Kıyamet sözlük anlamı olarak; kalkmak, dikilmek, ayaklanmak gibi anlamlara gelir. Kıyamet, dünyanın sonu ve bütün ölülerin dirilip mahşerde toplanacağı zaman demektir. Mecaz anlamı olarak kıyamet; gürültü patırtı, gürültülü karışıklık demektir. İşte kıyamet kelimesi ile ilgili cümleler.
– Kıyamet günü gelecek ve insanlar sonunda hesaba çekilecekler.
– Alevler bacayı sarınca bir kıyamettir koptu sokakta.
– Köylülerin orada olması fevkalade bir şeymiş gibi bir sevinç, bir kıyamettir gidiyordu. (Reşat Nuri Güntekin)
– Sizin bostanlara su vermeyeceğim deyince kızılca kıyamet koptu.
– Arkadaşıma küsünce kızılca kıyameti kopardı.
– Ona kendini bu kadar beğenme diyince kızılca kıyameti kopardı.
– Bu çiçeklerden bizim bahçede kıyamet gibi var.
– Sahiller kıyamet gibi insan kaynıyor.
– Söylediğimi yapsa kıyamet mi kopar?
– Ne olur geç kalınca, kıyamet mi kopar?
– Milli maçı bugün şifresiz yayınlasa, kıyamet mi kopar?
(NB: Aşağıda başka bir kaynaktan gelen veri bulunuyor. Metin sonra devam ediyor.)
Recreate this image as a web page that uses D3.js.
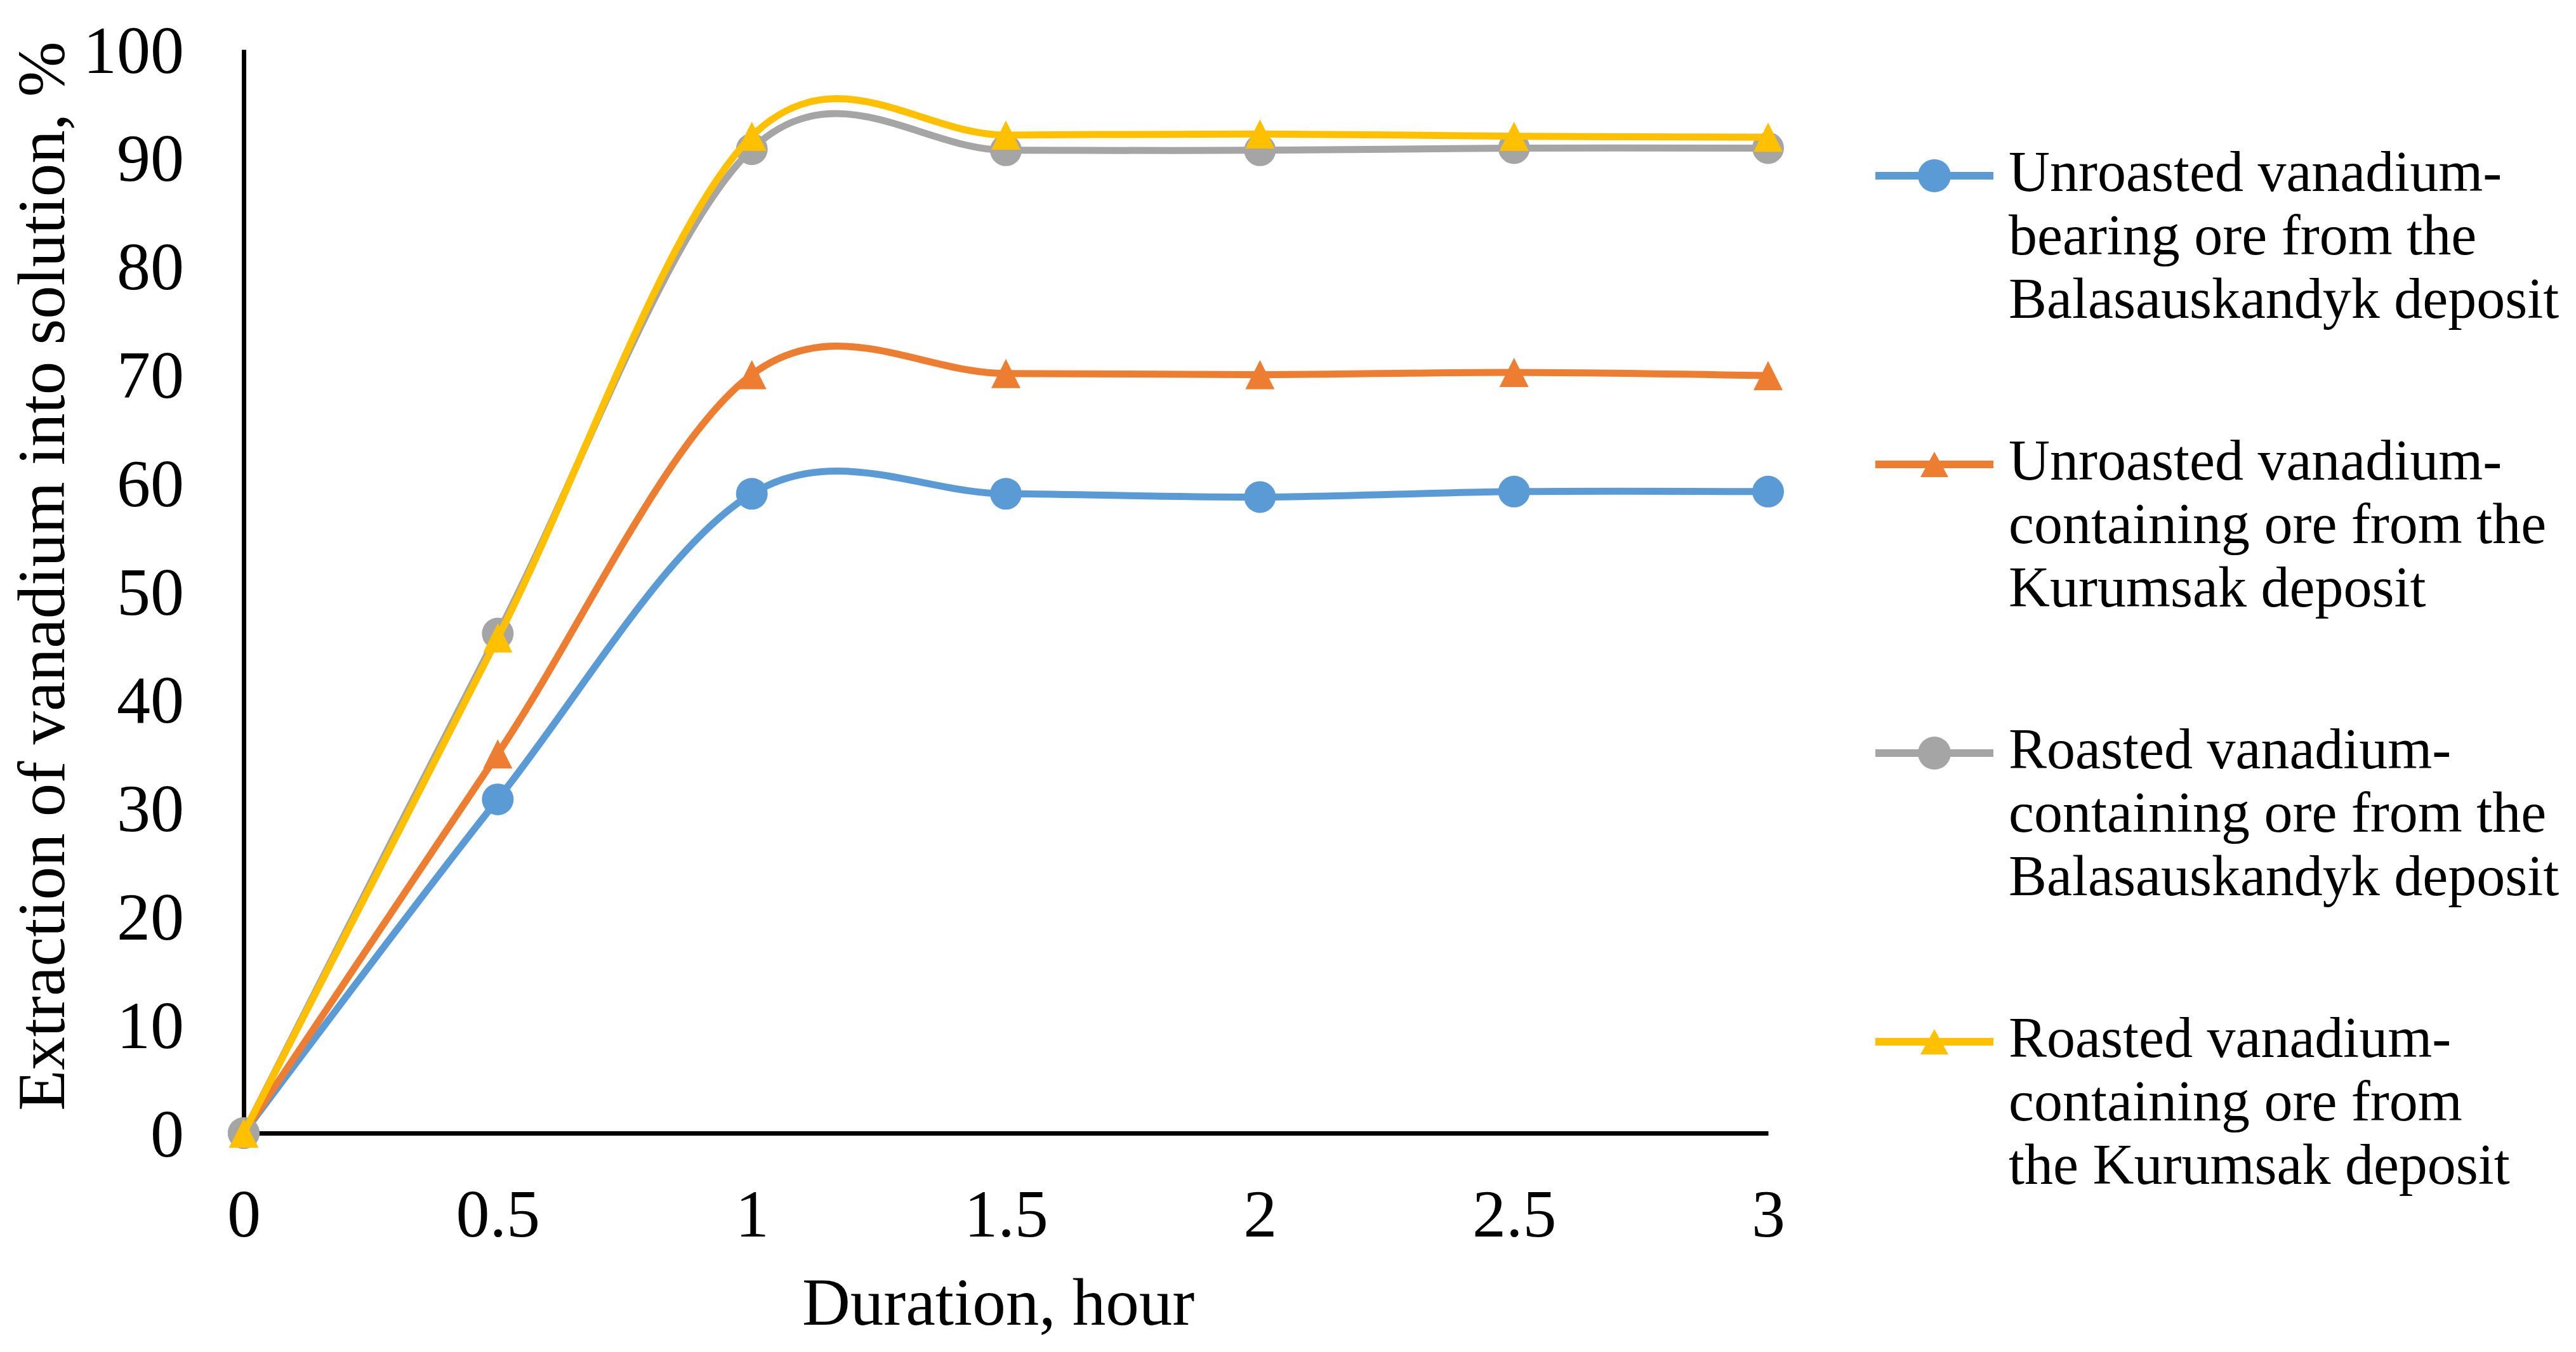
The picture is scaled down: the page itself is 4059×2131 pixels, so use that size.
<!DOCTYPE html>
<html>
<head>
<meta charset="utf-8">
<script src="https://cdn.jsdelivr.net/npm/d3@7"></script>
<style>
  body { margin: 0; background: #fff; }
  svg { display: block; font-family: "Liberation Serif", "Times New Roman", serif; }
</style>
</head>
<body>
<div class="chart"></div>
<script>
// data
const durations = [0, 0.5, 1, 1.5, 2, 2.5, 3];
const unroastedBalas = [0, 30.8, 59.0, 59.0, 58.7, 59.2, 59.2];
const unroastedKurum = [0, 35.0, 70.0, 70.1, 70.0, 70.2, 69.9];
const roastedBalas = [0, 46.1, 90.8, 90.7, 90.7, 90.9, 90.9];
const roastedKurum = [0, 45.7, 92.0, 92.1, 92.2, 92.0, 91.9];
const yTicks = [0, 10, 20, 30, 40, 50, 60, 70, 80, 90, 100];
const xTicks = [0, 0.5, 1, 1.5, 2, 2.5, 3];

const legendLabels = [
  ["Unroasted vanadium-", "bearing ore from the", "Balasauskandyk deposit"],
  ["Unroasted vanadium-", "containing ore from the", "Kurumsak deposit"],
  ["Roasted vanadium-", "containing ore from the", "Balasauskandyk deposit"],
  ["Roasted vanadium-", "containing ore from", "the Kurumsak deposit"]
];

const series = [
  {values: unroastedBalas, color: "#5B9BD5", marker: "circle"},
  {values: unroastedKurum, color: "#ED7D31", marker: "triangle"},
  {values: roastedBalas, color: "#A5A5A5", marker: "circle"},
  {values: roastedKurum, color: "#FFC000", marker: "triangle"}
];

const svgWidth = 4059;
const svgHeight = 2131;

const svg = d3.select(".chart")
  .append("svg")
  .attr("width", svgWidth)
  .attr("height", svgHeight);

svg.append("rect").attr("width", svgWidth).attr("height", svgHeight).attr("fill", "#fff");

const x = d3.scaleLinear().domain([0, 3]).range([384, 2786]);
const y = d3.scaleLinear().domain([0, 100]).range([1786, 78]);

// axes
const xAxis = svg.append("g")
  .attr("transform", `translate(0,${y(0)})`)
  .call(d3.axisBottom(x).tickValues(xTicks).tickSize(0).tickSizeOuter(0).tickFormat(d => String(d)));

const yAxis = svg.append("g")
  .attr("transform", `translate(${x(0)},0)`)
  .call(d3.axisLeft(y).tickValues(yTicks).tickSize(0).tickSizeOuter(0));

[xAxis, yAxis].forEach(a => {
  a.select(".domain").attr("stroke", "#000").attr("stroke-width", 7);
  a.selectAll("text")
    .attr("fill", "#000")
    .style("font-family", "'Liberation Serif', 'Times New Roman', serif")
    .style("font-size", "106px");
});

xAxis.selectAll("text").attr("y", 163).attr("dy", null);
yAxis.selectAll("text").attr("x", -94).attr("dy", "0.34em");

// axis titles
svg.append("text")
  .attr("transform", `translate(101,908) rotate(-90)`)
  .attr("text-anchor", "middle")
  .style("font-size", "105px")
  .attr("fill", "#000")
  .text("Extraction of vanadium into solution, %");

svg.append("text")
  .attr("x", 1573)
  .attr("y", 2088)
  .attr("text-anchor", "middle")
  .style("font-size", "105px")
  .attr("fill", "#000")
  .text("Duration, hour");

// smoothed lines like Excel
const line = d3.line()
  .x((d, i) => x(durations[i]))
  .y(d => y(d))
  .curve(d3.curveCardinal.tension(0));

function trianglePath(w, h) {
  return `M0,${-h / 2}L${w / 2},${h / 2}L${-w / 2},${h / 2}Z`;
}

function drawMarker(g, type, color, cx, cy) {
  if (type === "circle") {
    g.append("circle").attr("cx", cx).attr("cy", cy).attr("r", 25).attr("fill", color);
  } else {
    g.append("path")
      .attr("d", trianglePath(46, 46))
      .attr("transform", `translate(${cx},${cy})`)
      .attr("fill", color);
  }
}

series.forEach(s => {
  const g = svg.append("g");
  g.append("path")
    .attr("d", line(s.values))
    .attr("fill", "none")
    .attr("stroke", s.color)
    .attr("stroke-width", 11)
    .attr("stroke-linejoin", "round")
    .attr("stroke-linecap", "round");
  s.values.forEach((v, i) => drawMarker(g, s.marker, s.color, x(durations[i]), y(v)));
});

// legend
const legendY = [277, 732, 1187, 1642];
const legend = svg.append("g");
series.forEach((s, i) => {
  const ly = legendY[i];
  legend.append("line")
    .attr("x1", 2955).attr("x2", 3141)
    .attr("y1", ly).attr("y2", ly)
    .attr("stroke", s.color)
    .attr("stroke-width", 12);
  if (s.marker === "circle") {
    legend.append("circle").attr("cx", 3048).attr("cy", ly).attr("r", 26).attr("fill", s.color);
  } else {
    legend.append("path")
      .attr("d", trianglePath(44, 40))
      .attr("transform", `translate(3048,${ly})`)
      .attr("fill", s.color);
  }
  const t = legend.append("text")
    .attr("x", 3165)
    .attr("y", ly + 24)
    .style("font-size", "90px")
    .attr("fill", "#000");
  legendLabels[i].forEach((txt, j) => {
    t.append("tspan").attr("x", 3165).attr("dy", j === 0 ? 0 : 100).text(txt);
  });
});
</script>
</body>
</html>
– Onlara ayrılan masaya, başka müşteriler oturdu diye kıyametler kopardı.
– Onun bilgisayarına dokunma, yoksa kıyametler koparır.
– Öğretmen olmayınca, çocuklar sınıfta kıyametler koparıyor.
– Bu olay duyulmasın, yoksa kasabada kıyametler kopar.
– Çevre sorunu kıyamete kadar hep var olacak.
– Bu şanlı bayrak, kıyamete kadar göklerde dalgalanacak.
– Seninle hesabımızı kıyamete kaldı.
– Bizim bir araya gelmemiz kıyamete kalmasın.
– İşler, o işlere ehil olmayanlara verilirse, kıyamet yaklaşmış demektir.
– Büyük kıyamet alametleri, kıyametin kopmasının hemen öncesinde meydana gelecek ve birbirini izleyecek olan olaylardır.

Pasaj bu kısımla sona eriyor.